Common sense tells us that the choices we make, consciously or not, entangle us in a chain of consequences that can liberate or maybe strangle us. Way leads on to way, not always to greener pastures. We choose to drink or smoke too much, marry this woman rather than that one, have children or not, attend this church or that one, take this job or none at all. These “choices,” some of them resulting from accident of birth, routinely result in outbursts of the second most favorite American F-word, the nasty one. This second most favorite American F-word seems to make it clear––along with the contempt, frustration and anger it communicates in no uncertain terms–– that there are a lot of Americans not enjoying their freedom as advertised.
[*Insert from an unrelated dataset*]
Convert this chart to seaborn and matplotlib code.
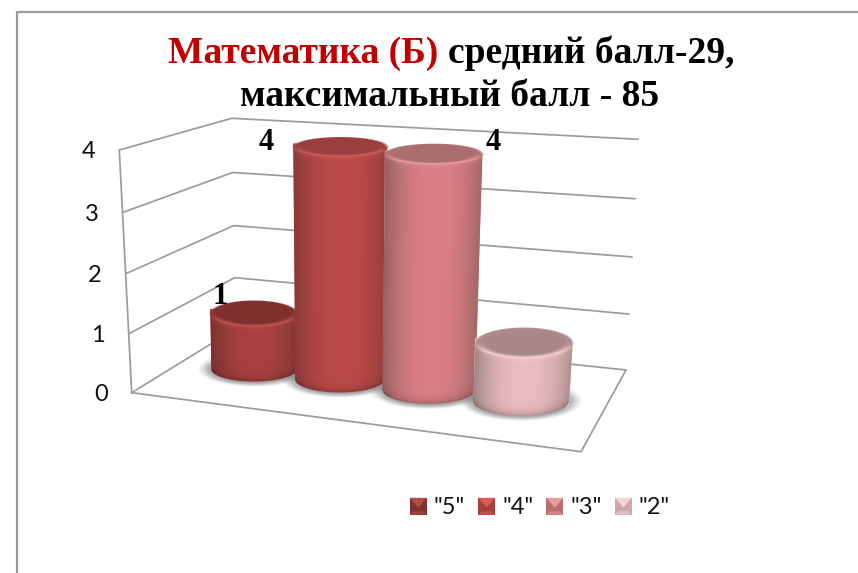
import numpy as np
import pandas as pd
import matplotlib
matplotlib.use("Agg")
import matplotlib.pyplot as plt
import seaborn as sns
from matplotlib.transforms import Transform
from matplotlib.patches import Patch, Polygon
from matplotlib.legend_handler import HandlerBase

# ---- data
grades = ['"5"', '"4"', '"3"', '"2"']
counts = [1, 4, 4, 1]
point_labels = ["1", "4", "4", None]
y_ticks = [0, 1, 2, 3, 4]
title_red = "Математика (Б)"
title_black = "средний балл-29,"
title_line2 = "максимальный балл - 85"

# ---- style
body_colors = ["#a8413f", "#bb4a47", "#d97f85", "#ebbcbf"]
edge_colors = ["#7a3130", "#8a3a39", "#96605f", "#a08484"]
top_colors = ["#7f2f2e", "#993f3e", "#ab6d70", "#a98788"]
rim_colors = ["#c05654", "#d0625e", "#ee9ea3", "#f6d2d4"]
legend_dark = ["#7d3231", "#a63e3c", "#b86d6f", "#cfa5a6"]
legend_light = ["#b54b49", "#dc5a56", "#ea9a9d", "#f3d3d4"]
label_offsets = [(-33, 17), (-73, 4), (60, 11), (0, 0)]
GRID = "#9c9c9c"

# ---- oblique-view geometry of the 3D box (figure pixels)
floor = np.array([[131.7, 392.7], [581, 451.7], [626, 370], [235.7, 328.7]])  # FL FR BR BL
roof = np.array([[119.3, 150], [595, 197], [638.3, 139.3], [231.7, 118.3]])
ZMAX = y_ticks[-1]


def bilin(c, u, v):
    return ((1 - u) * (1 - v))[..., None] * c[0] + (u * (1 - v))[..., None] * c[1] \
        + (u * v)[..., None] * c[2] + ((1 - u) * v)[..., None] * c[3]


def project(u, v, z):
    u, v, z = np.asarray(u, float), np.asarray(v, float), np.asarray(z, float)
    f = bilin(floor, u, v)
    r = bilin(roof, u, v)
    s = z / ZMAX
    s = s - 0.04 * s * (1 - s)  # slight vertical foreshortening
    return f + s[..., None] * (r - f)


def cat_to_u(x):
    x = np.asarray(x, float)
    return 0.1675 + 0.2 * x + 0.004 * x ** 2


class BarProjection(Transform):
    input_dims = 2
    output_dims = 2
    is_separable = False
    has_inverse = False

    def transform_non_affine(self, values):
        values = np.asarray(values, float)
        u = cat_to_u(values[:, 0])
        return project(u, np.full_like(u, 0.5), values[:, 1])


def ell_k(y):
    return 0.21 + 0.00055 * (y - 150)


def rgb(c):
    return np.array(matplotlib.colors.to_rgb(c))


def smooth(a, b, x):
    s = np.clip((x - a) / (b - a), 0, 1)
    return s * s * (3 - 2 * s)


sns.set_theme(style="white")
plt.rcParams["font.family"] = ["Lato", "DejaVu Sans"]

df = pd.DataFrame({"grade": grades, "count": counts})
fig = plt.figure(figsize=(8.58, 5.73), dpi=100, facecolor="white")
ax = fig.add_axes([0, 0, 1, 1])
sns.barplot(data=df, x="grade", y="count", hue="grade", order=grades, hue_order=grades,
            palette=body_colors, dodge=False, width=1.02, legend=False, ax=ax, linewidth=0)
ax.set_xlim(0, 858)
ax.set_ylim(573, 0)
ax.axis("off")
proj = BarProjection()

# frame of the slide picture
ax.plot([858, 16.5, 16.5], [12, 12, 573], color="#9a9a9a", lw=1.6, zorder=1, solid_joinstyle="miter")

# walls and floor
for z in y_ticks:
    p = project([0, 0, 1], [0, 1, 1], [z, z, z])
    ax.plot(p[:, 0], p[:, 1], color=GRID, lw=1.25, zorder=2)
    q = project(0.0, 0.0, z)
    ax.annotate(str(z), xy=q, xytext=(-31, -2), textcoords="offset pixels", ha="center",
                va="center", fontsize=17, color="#111111", zorder=3)
p = project([0, 0], [0, 0], [0, ZMAX])
ax.plot(p[:, 0], p[:, 1], color=GRID, lw=1.25, zorder=2)
p = project([0, 1, 1], [0, 0, 1], [0, 0, 0])
ax.plot(p[:, 0], p[:, 1], color=GRID, lw=1.25, zorder=2)

bars = sorted(ax.patches, key=lambda b: b.get_x())
geom = []
for i, bar in enumerate(bars):
    x0, x1 = bar.get_x(), bar.get_x() + bar.get_width()
    xm, h = (x0 + x1) / 2, bar.get_height()
    b = proj.transform_non_affine(np.array([[x0, 0], [xm, 0], [x1, 0], [x0, h], [xm, h], [x1, h]]))
    geom.append(dict(bx=b[1, 0], by=b[1, 1], rxb=(b[2, 0] - b[0, 0]) / 2,
                     tx=b[4, 0] + 1, ty=b[4, 1], rxt=(b[5, 0] - b[3, 0]) / 2, xm=xm, h=h))
    bar.set_transform(proj + ax.transData)
    bar.set_zorder(20 + 2 * i)
    bar.set_edgecolor("none")


def grid_for(x0, x1, y0, y1):
    xs = np.arange(int(x0), int(x1)) + 0.5
    ys = np.arange(int(y0), int(y1)) + 0.5
    X, Y = np.meshgrid(xs, ys)
    return X, Y, (int(x0), int(x1), int(y1), int(y0))


# soft shadows on the floor
for g in geom:
    ryb = 0.88 * g["rxb"] * ell_k(g["by"])
    X, Y, ext = grid_for(g["bx"] - g["rxb"] - 22, g["bx"] + g["rxb"] + 22, g["by"] - ryb - 12, g["by"] + ryb + 14)
    r = np.sqrt(((X - g["bx"]) / (g["rxb"] + 9)) ** 2 + ((Y - g["by"]) / (ryb + 4)) ** 2)
    a = 0.62 * (1 - smooth(0.78, 1.12, r))
    img = np.dstack([np.full_like(X, 0.42), np.full_like(X, 0.42), np.full_like(X, 0.42), a])
    ax.imshow(img, extent=ext, aspect="auto", zorder=10, interpolation="nearest")

# shaded cylinders drawn over each projected bar
for i, g in enumerate(geom):
    bx, by, tx, ty, rxb, rxt = g["bx"], g["by"], g["tx"], g["ty"], g["rxb"], g["rxt"]
    ryb, ryt = 0.88 * rxb * ell_k(by), rxt * ell_k(ty)
    X, Y, ext = grid_for(min(bx - rxb, tx - rxt) - 3, max(bx + rxb, tx + rxt) + 3, ty - ryt - 3, by + ryb + 3)
    f = np.clip((Y - ty) / (by - ty), 0, 1)
    cx = tx + (bx - tx) * f
    rx = rxt + (rxb - rxt) * f
    t = (X - cx) / rx
    a_side = np.clip(rx * (1 - np.abs(t)) + 0.5, 0, 1)
    yb = by + ryb * np.sqrt(np.clip(1 - t ** 2, 0, 1))
    a_bot = np.clip(yb - Y + 0.5, 0, 1)
    a_top = np.clip(Y - ty + 0.5, 0, 1)
    ab = a_side * a_bot * a_top
    w = np.clip(np.abs(t - 0.05) / 1.05, 0, 1) ** 2.4
    c_mid, c_edge, c_top, c_rim = rgb(body_colors[i]), rgb(edge_colors[i]), rgb(top_colors[i]), rgb(rim_colors[i])
    body = c_mid[None, None, :] * (1 - w)[..., None] + c_edge[None, None, :] * w[..., None]
    body = body * (1 - 0.22 * np.exp(-np.clip(yb - Y, 0, None) / 4))[..., None]
    ye = ty + ryt * np.sqrt(np.clip(1 - ((X - tx) / rxt) ** 2, 0, 1))
    glow = np.exp(-np.clip(Y - ye, 0, None) / 2.0) * (1 - w * 0.6)
    body = body * (1 - glow * 0.5)[..., None] + c_rim[None, None, :] * (glow * 0.5)[..., None]

    r = np.sqrt(((X - tx) / rxt) ** 2 + ((Y - ty) / ryt) ** 2)
    a_e = np.clip((1 - r) * ryt + 0.5, 0, 1)
    rim = smooth(0.74, 1.0, r)
    lower = smooth(-0.1, 0.7, (Y - ty) / ryt)
    mix = (rim * (0.1 + 0.9 * lower))[..., None]
    top = c_top[None, None, :] * (1 - mix) + c_rim[None, None, :] * mix
    alpha = a_e + (1 - a_e) * ab
    col = (a_e[..., None] * top + ((1 - a_e) * ab)[..., None] * body) / np.maximum(alpha, 1e-6)[..., None]
    ax.imshow(np.dstack([np.clip(col, 0, 1), alpha]), extent=ext, aspect="auto",
              zorder=21 + 2 * i, interpolation="nearest")
ax.set_xlim(0, 858)
ax.set_ylim(573, 0)

# value labels
for g, lab, off in zip(geom, point_labels, label_offsets):
    if lab is None:
        continue
    q = proj.transform_non_affine(np.array([[g["xm"], g["h"]]]))[0]
    ax.annotate(lab, xy=q, xytext=off, textcoords="offset pixels", ha="center", va="center",
                fontsize=22, fontweight="bold", family="Liberation Serif", color="black", zorder=40)

# title
TS = 27
BASE1, BASE2 = 63, 106
t1 = ax.text(168, BASE1, title_red, color="#c00000", fontsize=TS, fontweight="bold",
             family="Liberation Serif", va="baseline", ha="left", zorder=40)
fig.canvas.draw()
ext1 = t1.get_window_extent(fig.canvas.get_renderer())
ax.text(ext1.x1 + 0.25 * TS * 100 / 72, BASE1, title_black, color="black", fontsize=TS, fontweight="bold",
        family="Liberation Serif", va="baseline", ha="left", zorder=40)
ax.text(450, BASE2, title_line2, color="black", fontsize=TS, fontweight="bold",
        family="Liberation Serif", va="baseline", ha="center", zorder=40)


# legend with bevelled keys
class BevelKey(HandlerBase):
    def create_artists(self, legend, orig, xd, yd, width, height, fontsize, trans):
        dark = orig.get_edgecolor()
        light = orig.get_facecolor()
        s = min(width, height)
        x0, y0 = xd * -1, -yd
        base = Polygon([[x0, y0], [x0 + s, y0], [x0 + s, y0 + s], [x0, y0 + s]], closed=True,
                       facecolor=dark, edgecolor="none", transform=trans)
        tri = Polygon([[x0, y0 + s], [x0 + s, y0 + s], [x0 + s / 2, y0 + s * 0.42]], closed=True,
                      facecolor=light, edgecolor="none", transform=trans)
        low = Polygon([[x0, y0], [x0 + s, y0], [x0 + s * 0.8, y0 + s * 0.2], [x0 + s * 0.2, y0 + s * 0.2]],
                      closed=True, facecolor=light, edgecolor="none", alpha=0.6, transform=trans)
        return [base, low, tri]


handles = [Patch(facecolor=l, edgecolor=d, label=g) for l, d, g in zip(legend_light, legend_dark, grades)]
ax.legend(handles=handles, labels=grades, handler_map={Patch: BevelKey()}, ncol=4, frameon=False,
          loc="center", bbox_to_anchor=(540, 508), bbox_transform=ax.transData,
          fontsize=17, handlelength=0.72, handleheight=0.72, handletextpad=0.3, columnspacing=0.55,
          borderpad=0, labelcolor="#111111")

fig.savefig("out.png", dpi=100, facecolor="white")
Why is it that so many Americans so frequently use both F-words––with connotations so antithetically positive and negative––in the same conversation? If the “freedom” word is routinely used as a way to unify and inspire us as a people, the nasty F-word is a weapon by which we express frustration, contempt, and even hatred for each other. Though women especially know how this word’s weaponry is linked to sex, we seem screwed up about a lot of things when we use the nasty F-word.

Do we use the nasty F-word because we feel betrayed by the promises the freedom word offers, especially when the gap between the haves and have-nots is so obvious? Though the rich and powerful in some ways may be the most restricted among us, they are also inclined to use the freedom word as a way of putting down those who don’t enjoy the privileges they suffer from. While researchers in the health sciences are finding that some rich folk are suffering from a new disease being referred to as “affluenza,” this affliction doesn’t prevent those passionate about the virtues of wealth from dismissing the poor and destitute as complainers when those in the underclasses talk freely about the constraints they face. Freedom, when its meaning is perpetually on the loose, goes into hiding in those experiencing the realities of joblessness, unattractiveness, disability, old age, poverty, and bad luck. In a climate of opinion requiring us to be free while denying us the means to achieve a reasonably comfortable life style, the other F-word, and the nasty behaviors that follow from it, has its say.

In the old days our moms would wash our mouths out with soap when we didn’t watch our language. But modern moms aren’t as free to do that these days. So when we have the urge to use either of the F-words, I think we’d be better off biting our tongues on our way to second thoughts.